Aim
Repeat the material verbatim and drop the pictures.

Provided data
══════════
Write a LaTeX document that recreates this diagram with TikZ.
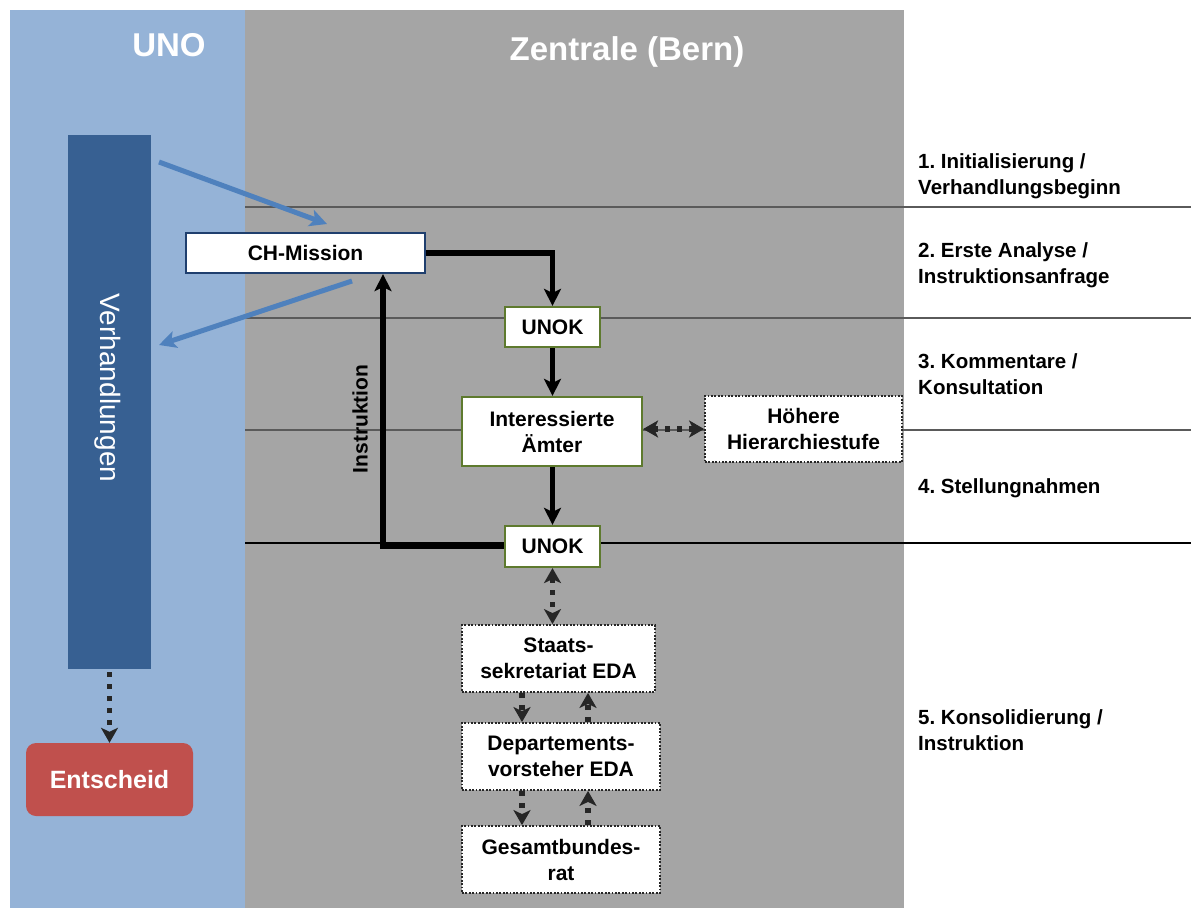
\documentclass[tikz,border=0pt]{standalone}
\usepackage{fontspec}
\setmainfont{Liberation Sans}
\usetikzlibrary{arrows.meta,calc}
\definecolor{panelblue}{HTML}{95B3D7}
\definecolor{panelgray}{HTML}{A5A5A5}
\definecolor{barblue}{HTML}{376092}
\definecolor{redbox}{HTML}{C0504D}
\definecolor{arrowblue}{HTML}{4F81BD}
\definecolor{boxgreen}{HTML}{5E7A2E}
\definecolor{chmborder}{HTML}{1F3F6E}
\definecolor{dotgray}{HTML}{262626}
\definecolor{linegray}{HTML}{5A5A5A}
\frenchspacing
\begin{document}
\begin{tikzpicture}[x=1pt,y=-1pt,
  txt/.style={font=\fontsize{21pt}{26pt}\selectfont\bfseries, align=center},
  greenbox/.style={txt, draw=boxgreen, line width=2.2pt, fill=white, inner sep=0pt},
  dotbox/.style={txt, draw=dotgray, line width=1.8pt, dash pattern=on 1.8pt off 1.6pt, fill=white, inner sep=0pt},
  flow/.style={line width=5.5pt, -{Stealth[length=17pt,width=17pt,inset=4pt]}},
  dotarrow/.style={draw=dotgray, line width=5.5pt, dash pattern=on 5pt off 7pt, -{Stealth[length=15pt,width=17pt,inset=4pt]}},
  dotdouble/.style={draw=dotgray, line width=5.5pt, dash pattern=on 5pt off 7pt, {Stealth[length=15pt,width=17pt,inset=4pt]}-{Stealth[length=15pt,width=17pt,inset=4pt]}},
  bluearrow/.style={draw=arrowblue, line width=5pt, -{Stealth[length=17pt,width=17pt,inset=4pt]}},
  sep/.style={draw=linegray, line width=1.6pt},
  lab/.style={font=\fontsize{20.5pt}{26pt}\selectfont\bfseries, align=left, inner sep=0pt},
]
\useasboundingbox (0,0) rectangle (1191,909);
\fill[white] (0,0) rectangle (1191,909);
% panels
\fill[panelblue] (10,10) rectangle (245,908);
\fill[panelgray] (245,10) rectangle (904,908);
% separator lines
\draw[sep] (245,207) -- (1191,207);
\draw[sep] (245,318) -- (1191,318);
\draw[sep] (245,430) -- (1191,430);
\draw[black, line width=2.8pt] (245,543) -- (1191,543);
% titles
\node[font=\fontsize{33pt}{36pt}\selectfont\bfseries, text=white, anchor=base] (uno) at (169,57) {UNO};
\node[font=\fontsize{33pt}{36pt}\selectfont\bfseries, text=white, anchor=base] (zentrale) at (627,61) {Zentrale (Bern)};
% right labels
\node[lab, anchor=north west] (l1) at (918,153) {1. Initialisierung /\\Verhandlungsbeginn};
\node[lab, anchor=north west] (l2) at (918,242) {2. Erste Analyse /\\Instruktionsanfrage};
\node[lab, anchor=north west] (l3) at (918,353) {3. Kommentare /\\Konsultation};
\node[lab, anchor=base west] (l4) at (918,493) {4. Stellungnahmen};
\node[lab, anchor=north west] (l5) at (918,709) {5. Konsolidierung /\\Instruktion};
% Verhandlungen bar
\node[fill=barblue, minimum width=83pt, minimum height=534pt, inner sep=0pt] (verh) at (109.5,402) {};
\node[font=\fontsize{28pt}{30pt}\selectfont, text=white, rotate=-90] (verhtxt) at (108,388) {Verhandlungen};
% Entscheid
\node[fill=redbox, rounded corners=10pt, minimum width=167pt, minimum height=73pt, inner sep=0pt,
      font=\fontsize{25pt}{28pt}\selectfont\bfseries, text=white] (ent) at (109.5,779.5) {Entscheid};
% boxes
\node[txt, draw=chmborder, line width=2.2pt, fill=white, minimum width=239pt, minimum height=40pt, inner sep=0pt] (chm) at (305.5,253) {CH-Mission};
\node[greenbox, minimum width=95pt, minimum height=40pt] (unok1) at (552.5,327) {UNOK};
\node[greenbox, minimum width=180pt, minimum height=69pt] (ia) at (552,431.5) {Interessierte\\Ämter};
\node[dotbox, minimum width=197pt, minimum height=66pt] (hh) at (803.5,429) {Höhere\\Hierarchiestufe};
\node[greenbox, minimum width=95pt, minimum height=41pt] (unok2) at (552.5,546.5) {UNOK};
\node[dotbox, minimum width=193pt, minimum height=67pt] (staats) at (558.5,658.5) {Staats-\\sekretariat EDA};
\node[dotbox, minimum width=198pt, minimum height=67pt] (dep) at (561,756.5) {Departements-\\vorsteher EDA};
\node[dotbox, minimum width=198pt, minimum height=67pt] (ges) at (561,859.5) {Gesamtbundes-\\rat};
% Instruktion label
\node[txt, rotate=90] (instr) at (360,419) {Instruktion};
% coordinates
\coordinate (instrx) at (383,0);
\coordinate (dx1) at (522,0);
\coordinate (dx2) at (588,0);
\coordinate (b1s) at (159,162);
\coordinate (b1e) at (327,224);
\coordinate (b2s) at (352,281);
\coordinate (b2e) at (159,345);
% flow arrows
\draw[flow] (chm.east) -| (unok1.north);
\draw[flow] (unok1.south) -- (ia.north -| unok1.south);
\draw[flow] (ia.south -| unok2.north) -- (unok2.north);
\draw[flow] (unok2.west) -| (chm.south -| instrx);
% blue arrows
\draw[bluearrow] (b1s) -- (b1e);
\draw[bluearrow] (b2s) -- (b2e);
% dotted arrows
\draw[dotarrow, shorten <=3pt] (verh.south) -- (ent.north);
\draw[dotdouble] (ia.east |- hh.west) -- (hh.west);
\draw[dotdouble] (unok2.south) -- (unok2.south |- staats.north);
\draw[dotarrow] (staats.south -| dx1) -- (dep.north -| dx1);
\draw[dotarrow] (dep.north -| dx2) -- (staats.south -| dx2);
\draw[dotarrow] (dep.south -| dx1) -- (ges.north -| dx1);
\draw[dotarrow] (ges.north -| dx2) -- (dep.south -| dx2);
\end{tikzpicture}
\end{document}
══════════
Complete answer
Write a LaTeX document that recreates this diagram with TikZ.
\documentclass[tikz,border=0pt]{standalone}
\usepackage{fontspec}
\setmainfont{Liberation Sans}
\usetikzlibrary{arrows.meta,calc}
\definecolor{panelblue}{HTML}{95B3D7}
\definecolor{panelgray}{HTML}{A5A5A5}
\definecolor{barblue}{HTML}{376092}
\definecolor{redbox}{HTML}{C0504D}
\definecolor{arrowblue}{HTML}{4F81BD}
\definecolor{boxgreen}{HTML}{5E7A2E}
\definecolor{chmborder}{HTML}{1F3F6E}
\definecolor{dotgray}{HTML}{262626}
\definecolor{linegray}{HTML}{5A5A5A}
\frenchspacing
\begin{document}
\begin{tikzpicture}[x=1pt,y=-1pt,
  txt/.style={font=\fontsize{21pt}{26pt}\selectfont\bfseries, align=center},
  greenbox/.style={txt, draw=boxgreen, line width=2.2pt, fill=white, inner sep=0pt},
  dotbox/.style={txt, draw=dotgray, line width=1.8pt, dash pattern=on 1.8pt off 1.6pt, fill=white, inner sep=0pt},
  flow/.style={line width=5.5pt, -{Stealth[length=17pt,width=17pt,inset=4pt]}},
  dotarrow/.style={draw=dotgray, line width=5.5pt, dash pattern=on 5pt off 7pt, -{Stealth[length=15pt,width=17pt,inset=4pt]}},
  dotdouble/.style={draw=dotgray, line width=5.5pt, dash pattern=on 5pt off 7pt, {Stealth[length=15pt,width=17pt,inset=4pt]}-{Stealth[length=15pt,width=17pt,inset=4pt]}},
  bluearrow/.style={draw=arrowblue, line width=5pt, -{Stealth[length=17pt,width=17pt,inset=4pt]}},
  sep/.style={draw=linegray, line width=1.6pt},
  lab/.style={font=\fontsize{20.5pt}{26pt}\selectfont\bfseries, align=left, inner sep=0pt},
]
\useasboundingbox (0,0) rectangle (1191,909);
\fill[white] (0,0) rectangle (1191,909);
% panels
\fill[panelblue] (10,10) rectangle (245,908);
\fill[panelgray] (245,10) rectangle (904,908);
% separator lines
\draw[sep] (245,207) -- (1191,207);
\draw[sep] (245,318) -- (1191,318);
\draw[sep] (245,430) -- (1191,430);
\draw[black, line width=2.8pt] (245,543) -- (1191,543);
% titles
\node[font=\fontsize{33pt}{36pt}\selectfont\bfseries, text=white, anchor=base] (uno) at (169,57) {UNO};
\node[font=\fontsize{33pt}{36pt}\selectfont\bfseries, text=white, anchor=base] (zentrale) at (627,61) {Zentrale (Bern)};
% right labels
\node[lab, anchor=north west] (l1) at (918,153) {1. Initialisierung /\\Verhandlungsbeginn};
\node[lab, anchor=north west] (l2) at (918,242) {2. Erste Analyse /\\Instruktionsanfrage};
\node[lab, anchor=north west] (l3) at (918,353) {3. Kommentare /\\Konsultation};
\node[lab, anchor=base west] (l4) at (918,493) {4. Stellungnahmen};
\node[lab, anchor=north west] (l5) at (918,709) {5. Konsolidierung /\\Instruktion};
% Verhandlungen bar
\node[fill=barblue, minimum width=83pt, minimum height=534pt, inner sep=0pt] (verh) at (109.5,402) {};
\node[font=\fontsize{28pt}{30pt}\selectfont, text=white, rotate=-90] (verhtxt) at (108,388) {Verhandlungen};
% Entscheid
\node[fill=redbox, rounded corners=10pt, minimum width=167pt, minimum height=73pt, inner sep=0pt,
      font=\fontsize{25pt}{28pt}\selectfont\bfseries, text=white] (ent) at (109.5,779.5) {Entscheid};
% boxes
\node[txt, draw=chmborder, line width=2.2pt, fill=white, minimum width=239pt, minimum height=40pt, inner sep=0pt] (chm) at (305.5,253) {CH-Mission};
\node[greenbox, minimum width=95pt, minimum height=40pt] (unok1) at (552.5,327) {UNOK};
\node[greenbox, minimum width=180pt, minimum height=69pt] (ia) at (552,431.5) {Interessierte\\Ämter};
\node[dotbox, minimum width=197pt, minimum height=66pt] (hh) at (803.5,429) {Höhere\\Hierarchiestufe};
\node[greenbox, minimum width=95pt, minimum height=41pt] (unok2) at (552.5,546.5) {UNOK};
\node[dotbox, minimum width=193pt, minimum height=67pt] (staats) at (558.5,658.5) {Staats-\\sekretariat EDA};
\node[dotbox, minimum width=198pt, minimum height=67pt] (dep) at (561,756.5) {Departements-\\vorsteher EDA};
\node[dotbox, minimum width=198pt, minimum height=67pt] (ges) at (561,859.5) {Gesamtbundes-\\rat};
% Instruktion label
\node[txt, rotate=90] (instr) at (360,419) {Instruktion};
% coordinates
\coordinate (instrx) at (383,0);
\coordinate (dx1) at (522,0);
\coordinate (dx2) at (588,0);
\coordinate (b1s) at (159,162);
\coordinate (b1e) at (327,224);
\coordinate (b2s) at (352,281);
\coordinate (b2e) at (159,345);
% flow arrows
\draw[flow] (chm.east) -| (unok1.north);
\draw[flow] (unok1.south) -- (ia.north -| unok1.south);
\draw[flow] (ia.south -| unok2.north) -- (unok2.north);
\draw[flow] (unok2.west) -| (chm.south -| instrx);
% blue arrows
\draw[bluearrow] (b1s) -- (b1e);
\draw[bluearrow] (b2s) -- (b2e);
% dotted arrows
\draw[dotarrow, shorten <=3pt] (verh.south) -- (ent.north);
\draw[dotdouble] (ia.east |- hh.west) -- (hh.west);
\draw[dotdouble] (unok2.south) -- (unok2.south |- staats.north);
\draw[dotarrow] (staats.south -| dx1) -- (dep.north -| dx1);
\draw[dotarrow] (dep.north -| dx2) -- (staats.south -| dx2);
\draw[dotarrow] (dep.south -| dx1) -- (ges.north -| dx1);
\draw[dotarrow] (ges.north -| dx2) -- (dep.south -| dx2);
\end{tikzpicture}
\end{document}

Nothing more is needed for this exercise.